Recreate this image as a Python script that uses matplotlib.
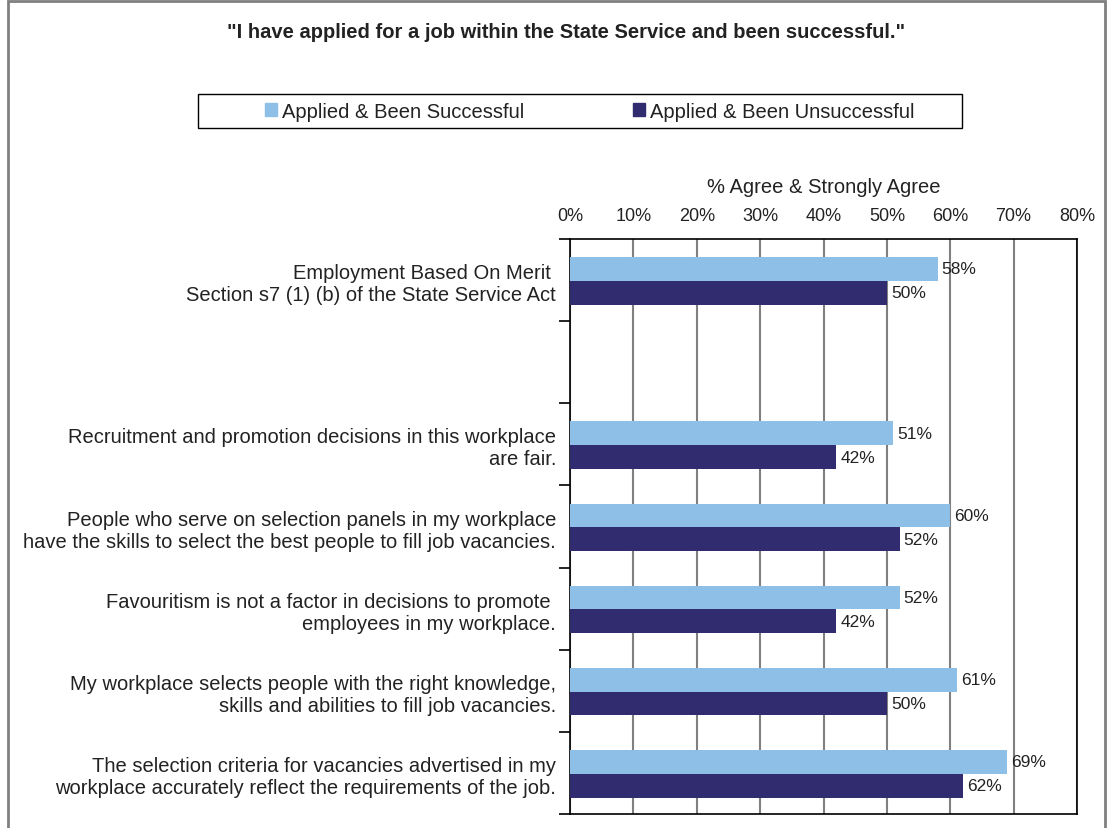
import matplotlib.pyplot as plt
from matplotlib.patches import Rectangle, Patch
import numpy as np

plt.rcParams['font.family'] = ['Liberation Sans', 'DejaVu Sans']

categories = [
    'Employment Based On Merit \nSection s7 (1) (b) of the State Service Act',
    '',
    'Recruitment and promotion decisions in this workplace\nare fair.',
    'People who serve on selection panels in my workplace\nhave the skills to select the best people to fill job vacancies.',
    'Favouritism is not a factor in decisions to promote \nemployees in my workplace.',
    'My workplace selects people with the right knowledge,\nskills and abilities to fill job vacancies.',
    'The selection criteria for vacancies advertised in my\nworkplace accurately reflect the requirements of the job.',
]
successful = [58, None, 51, 60, 52, 61, 69]
unsuccessful = [50, None, 42, 52, 42, 50, 62]
series_names = ['Applied & Been Successful', 'Applied & Been Unsuccessful']
colors = ['#8EBFE7', '#312B70']

W, H = 1107, 829
fig = plt.figure(figsize=(W / 100, H / 100), dpi=100)
ax = fig.add_axes([570 / W, 1 - 815 / H, (1077 - 570) / W, (815 - 240) / H])

y = np.arange(len(categories))
h = 0.29
idx = [i for i, v in enumerate(successful) if v is not None]
s_vals = [successful[i] for i in idx]
u_vals = [unsuccessful[i] for i in idx]
b1 = ax.barh(y[idx] - h / 2 + 0.01, s_vals, height=h, color=colors[0], zorder=3)
b2 = ax.barh(y[idx] + h / 2 + 0.01, u_vals, height=h, color=colors[1], zorder=3)
ax.bar_label(b1, fmt='{:.0f}%', padding=3, fontsize=12.5, color='#222222')
ax.bar_label(b2, fmt='{:.0f}%', padding=3, fontsize=12.5, color='#222222')

ax.set_xlim(0, 80)
ax.set_ylim(len(categories) - 0.5, -0.5)

# x axis on top
ax.xaxis.set_ticks_position('top')
ax.xaxis.set_label_position('top')
ax.set_xticks(range(0, 81, 10))
ax.set_xticklabels([f'{t}%' for t in range(0, 81, 10)])
ax.tick_params(axis='x', length=0, pad=10.6, labelsize=13, labelcolor='#222222')
ax.set_xlabel('% Agree & Strongly Agree', fontsize=14.5, labelpad=11, color='#222222')
ax.grid(axis='x', color='#808080', lw=1.5, zorder=1)

# category labels at slot centres, tick marks at slot boundaries
ax.set_yticks(y)
ax.set_yticklabels(categories, linespacing=1.2)
ax.set_yticks(np.arange(-0.5, len(categories)), minor=True)
ax.tick_params(axis='y', which='major', length=0, pad=10, labelsize=14.5, labelcolor='#222222')
ax.tick_params(axis='y', which='minor', length=8, width=1.2, direction='out')

for sp in ax.spines.values():
    sp.set_color('black')
    sp.set_linewidth(1.2)

# chart title
fig.text(566 / W, 1 - 33 / H, '"I have applied for a job within the State Service and been successful."',
         ha='center', va='center', fontsize=14.5, fontweight='bold', color='#222222')

# legend with a square frame
fig.patches.append(Rectangle((198 / W, 1 - 129 / H), (962 - 198) / W, 34 / H,
                             transform=fig.transFigure, fill=False, edgecolor='black', lw=1))
handles = [Patch(color=c) for c in colors]
fig.legend(handles, series_names, loc='center', bbox_to_anchor=(590 / W, 1 - 112 / H),
           ncol=2, frameon=False, fontsize=14.5, handlelength=0.6, handleheight=0.6,
           handletextpad=0.25, columnspacing=5.4, borderpad=0, labelcolor='#222222')

# outer border
fig.patches.append(Rectangle((8 / W, -0.1), (1105 - 8) / W, 1.1 - 2 / H,
                             transform=fig.transFigure, fill=False, edgecolor='#808080', lw=2))

fig.savefig('out.png', dpi=100)
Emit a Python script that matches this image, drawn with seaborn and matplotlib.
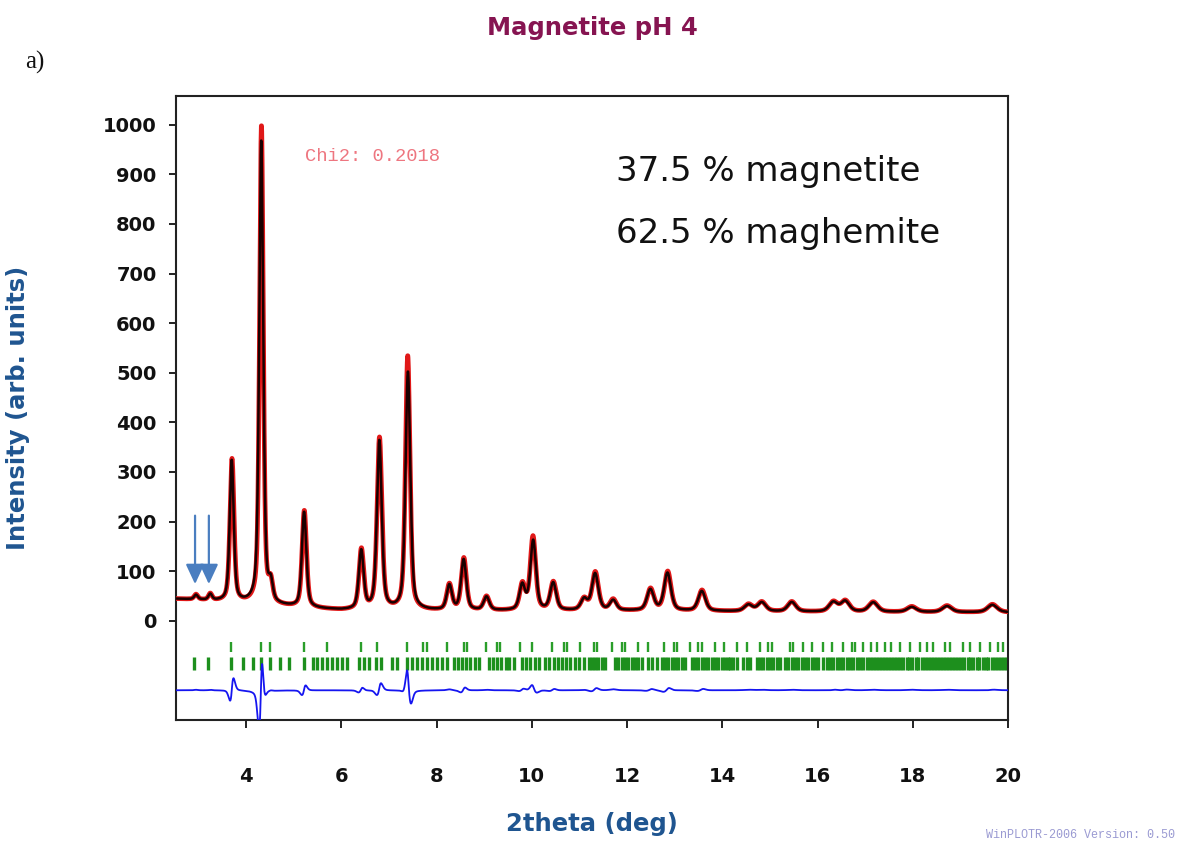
import numpy as np
import pandas as pd
import matplotlib
matplotlib.use("Agg")
import matplotlib.pyplot as plt
import seaborn as sns

# ---- Rietveld fit summary: peak list (2theta, height above background, FWHM) ----
peak_pos = [2.95, 3.25, 3.70, 4.32, 4.52, 5.22, 6.42, 6.80, 7.40, 8.27, 8.57, 9.05,
            9.80, 10.03, 10.45, 11.10, 11.33, 11.71, 12.49, 12.85, 13.57, 14.55,
            14.83, 15.46, 16.33, 16.58, 17.17, 17.98, 18.72, 19.67]
calc_height = [9, 12, 285, 935, 35, 192, 118, 340, 480, 50, 102, 27,
               50, 140, 55, 22, 74, 20, 42, 76, 40, 13,
               18, 19, 19, 21, 19, 10, 12, 15]
obs_height = [10, 13, 288, 965, 37, 195, 121, 346, 512, 52, 105, 28,
              52, 148, 57, 23, 77, 22, 44, 79, 42, 14,
              19, 20, 20, 22, 20, 11, 13, 16]
peak_fwhm = [0.09, 0.09, 0.10, 0.10, 0.10, 0.11, 0.12, 0.12, 0.12, 0.13, 0.13, 0.14,
             0.14, 0.14, 0.15, 0.16, 0.16, 0.16, 0.17, 0.17, 0.18, 0.20,
             0.20, 0.20, 0.21, 0.21, 0.22, 0.23, 0.23, 0.24]
# observed peaks: small position offsets and slightly sharper profiles than the model
obs_shift = [0, 0, 0.006, 0.004, 0, 0.004, 0.003, 0.003, -0.004, 0, 0.004, 0,
             0.004, -0.004, 0.003, 0, 0.004, 0, 0.004, 0.005, 0.005, 0,
             0, 0, 0.004, 0.004, 0, 0, 0, 0.004]
obs_sharpen = [1.0, 1.0, 1.0, 0.92, 1.0, 0.98, 0.97, 0.99, 0.93, 1.0, 0.97, 1.0,
               0.97, 0.96, 0.97, 1.0, 0.97, 1.0, 0.97, 0.96, 0.96, 1.0,
               1.0, 1.0, 0.98, 0.98, 1.0, 1.0, 1.0, 0.98]

# background anchor points
bg_x = [2.53, 3.0, 3.5, 4.0, 5.0, 6.0, 8.0, 12.0, 16.0, 20.0]
bg_y = [44, 42, 38, 34, 27, 21, 20, 20, 18, 17]

# Bragg reflection positions for the two phases
magnetite_hkl = [3.68, 4.32, 4.51, 5.22, 5.71, 6.41, 6.76, 7.39, 7.71, 7.81, 8.22, 8.57,
                 8.64, 9.03, 9.27, 9.34, 9.76, 10.01, 10.43, 10.67, 10.74, 11.02, 11.30,
                 11.37, 11.68, 11.89, 11.96, 12.24, 12.45, 12.77, 12.98, 13.05, 13.33,
                 13.50, 13.57, 13.85, 14.03, 14.30, 14.51, 14.79, 14.97, 15.04, 15.42,
                 15.49, 15.70, 15.88, 16.12, 16.30, 16.54, 16.72, 16.79, 16.96, 17.13,
                 17.24, 17.41, 17.55, 17.73, 17.94, 18.15, 18.29, 18.43, 18.67, 18.78,
                 19.06, 19.20, 19.41, 19.62, 19.79, 19.90]
maghemite_hkl = [2.91, 3.20, 3.68, 3.93, 4.14, 4.32, 4.50, 4.72, 4.91, 5.22, 5.40, 5.50,
                 5.60, 5.71, 5.81, 5.92, 6.02, 6.13, 6.37, 6.48, 6.58, 6.72, 6.83, 7.07,
                 7.18, 7.39, 7.49, 7.60, 7.70, 7.81, 7.91, 8.02, 8.12, 8.23, 8.36, 8.45,
                 8.54, 8.62, 8.71, 8.80, 8.89, 9.10, 9.18, 9.27, 9.36, 9.45, 9.53, 9.62,
                 9.80, 9.88, 9.97, 10.06, 10.16, 10.28, 10.36, 10.46, 10.55, 10.64, 10.72,
                 10.81, 10.91, 10.99, 11.09, 11.20, 11.26, 11.33, 11.40, 11.47, 11.54,
                 11.75, 11.82, 11.89, 11.96, 12.03, 12.10, 12.17, 12.24, 12.31, 12.45,
                 12.52, 12.63, 12.73, 12.80, 12.87, 12.94, 13.01, 13.08, 13.15, 13.22,
                 13.36, 13.43, 13.50, 13.57, 13.64, 13.71, 13.78, 13.85, 13.92, 13.99,
                 14.06, 14.13, 14.16, 14.23, 14.30, 14.44, 14.51, 14.58, 14.72, 14.79,
                 14.86, 14.93, 15.00, 15.07, 15.14, 15.21, 15.32, 15.39, 15.46, 15.53,
                 15.60, 15.67, 15.74, 15.81, 15.88, 15.95, 16.02, 16.12, 16.19, 16.26,
                 16.33, 16.40, 16.47, 16.54, 16.61, 16.68, 16.75, 16.82, 16.89, 16.96,
                 17.03, 17.10, 17.16, 17.22, 17.29, 17.35, 17.41, 17.48, 17.55, 17.61,
                 17.67, 17.74, 17.80, 17.87, 17.93, 17.99, 18.06, 18.12, 18.19, 18.25,
                 18.31, 18.38, 18.44, 18.51, 18.57, 18.63, 18.70, 18.76, 18.83, 18.89,
                 18.95, 19.02, 19.08, 19.15, 19.21, 19.27, 19.34, 19.40, 19.47, 19.53,
                 19.59, 19.66, 19.72, 19.79, 19.85, 19.91, 19.98]

chi2_label = "Chi2: 0.2018"
phase_labels = ["37.5 % magnetite", "62.5 % maghemite"]
y_ticks = [0, 100, 200, 300, 400, 500, 600, 700, 800, 900, 1000]
x_ticks = [4, 6, 8, 10, 12, 14, 16, 18, 20]
diff_offset = -140


def pseudo_voigt(x, centers, heights, widths, shifts=None, eta=0.5):
    y = np.zeros_like(x)
    if shifts is None:
        shifts = [0.0] * len(centers)
    for c, h, w, s in zip(centers, heights, widths, shifts):
        u = (x - (c + s)) / w
        g = np.exp(-4 * np.log(2) * u ** 2)
        lor = 1.0 / (1.0 + 4 * u ** 2)
        y += h * (eta * lor + (1 - eta) * g)
    return y


two_theta = np.arange(2.53, 20.0001, 0.004)
background = np.interp(two_theta, bg_x, bg_y)
obs_fwhm = [w * k for w, k in zip(peak_fwhm, obs_sharpen)]
y_calc = background + pseudo_voigt(two_theta, peak_pos, calc_height, peak_fwhm)
y_obs = background + pseudo_voigt(two_theta, peak_pos, obs_height, obs_fwhm, obs_shift)
y_diff = y_obs - y_calc + diff_offset

df = pd.DataFrame({"tth": two_theta, "obs": y_obs, "calc": y_calc, "diff": y_diff})

# ---- figure ----
sns.set_style("ticks")
plt.rcParams["font.family"] = ["DejaVu Sans"]

fig = plt.figure(figsize=(11.8, 8.43), dpi=100)
ax = fig.add_axes([176 / 1180, 1 - 720 / 843, 832 / 1180, 624 / 843])

sns.lineplot(data=df, x="tth", y="obs", ax=ax, color="#e01818", lw=3.4,
             sort=False, estimator=None, zorder=3)
sns.lineplot(data=df, x="tth", y="calc", ax=ax, color="#1a0000", lw=1.8,
             sort=False, estimator=None, zorder=4)
sns.lineplot(data=df, x="tth", y="diff", ax=ax, color="#1515f0", lw=1.3,
             sort=False, estimator=None, zorder=3)

# Bragg reflection markers
ax.vlines(magnetite_hkl, -63, -42, color="#2a9e2a", lw=1.7, zorder=2)
ax.vlines(maghemite_hkl, -99, -73, color="#1d8f1d", lw=2.4, zorder=2)

# arrows pointing at the two weak low-angle reflections
for xa in (2.93, 3.22):
    ax.annotate("", xy=(xa, 74), xytext=(xa, 212),
                arrowprops=dict(arrowstyle="-|>,head_width=0.28,head_length=0.6",
                                color="#4a7ec0", lw=1.6, mutation_scale=20,
                                shrinkA=0, shrinkB=0), zorder=6)

ax.set_xlim(2.53, 20.0)
ax.set_ylim(-200, 1058)
ax.set_xticks(x_ticks)
ax.set_yticks(y_ticks)
ax.set_xticklabels([str(t) for t in x_ticks], fontsize=14, fontweight="bold")
ax.set_yticklabels([str(t) for t in y_ticks], fontsize=14, fontweight="bold")
ax.tick_params(axis="x", direction="out", length=6, width=1.3, pad=28, colors="#111111")
ax.tick_params(axis="y", direction="out", length=5, width=1.3, pad=9, colors="#111111")
for sp in ax.spines.values():
    sp.set_visible(True)
    sp.set_linewidth(1.5)
    sp.set_color("#222222")

label_color = "#1f5590"
ax.set_xlabel("2theta (deg)", fontsize=17.5, fontweight="bold", color=label_color)
ax.set_ylabel("Intensity (arb. units)", fontsize=17.5, fontweight="bold", color=label_color)
ax.xaxis.set_label_coords(0.5, -0.147)
ax.yaxis.set_label_coords(-0.175, 0.5)

ax.text(5.24, 937, chi2_label, family="Liberation Mono", fontsize=13.5,
        color="#ee7680", va="center", ha="left")
ax.text(11.77, 905, phase_labels[0], fontsize=24.5, color="#111111", va="center", ha="left")
ax.text(11.77, 780, phase_labels[1], fontsize=24.5, color="#111111", va="center", ha="left")

fig.text(0.502, 1 - 28 / 843, "Magnetite pH 4", ha="center", va="center",
         fontsize=17.5, fontweight="bold", color="#861451")
fig.text(25 / 1180, 1 - 62 / 843, "a)", ha="left", va="center",
         family="Liberation Serif", fontsize=18, color="#111111")
fig.text(1175 / 1180, 1 - 835 / 843, "WinPLOTR-2006 Version: 0.50", ha="right",
         va="center", family="Liberation Mono", fontsize=8.5, color="#9a9ad2")

fig.savefig("out.png", dpi=100)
----
● **EXERCISE REQUIREMENTS**:
With all pictures left out, please transcribe exactly the lines from the start of the material through the line with "plt.rcParams['font.family'] = ['Liberation".

● **SOLUTION FOR THIS PROBLEM**:
Recreate this image as a Python script that uses matplotlib.
import matplotlib.pyplot as plt
from matplotlib.patches import Rectangle, Patch
import numpy as np

plt.rcParams['font.family'] = ['Liberation Sans', 'DejaVu Sans']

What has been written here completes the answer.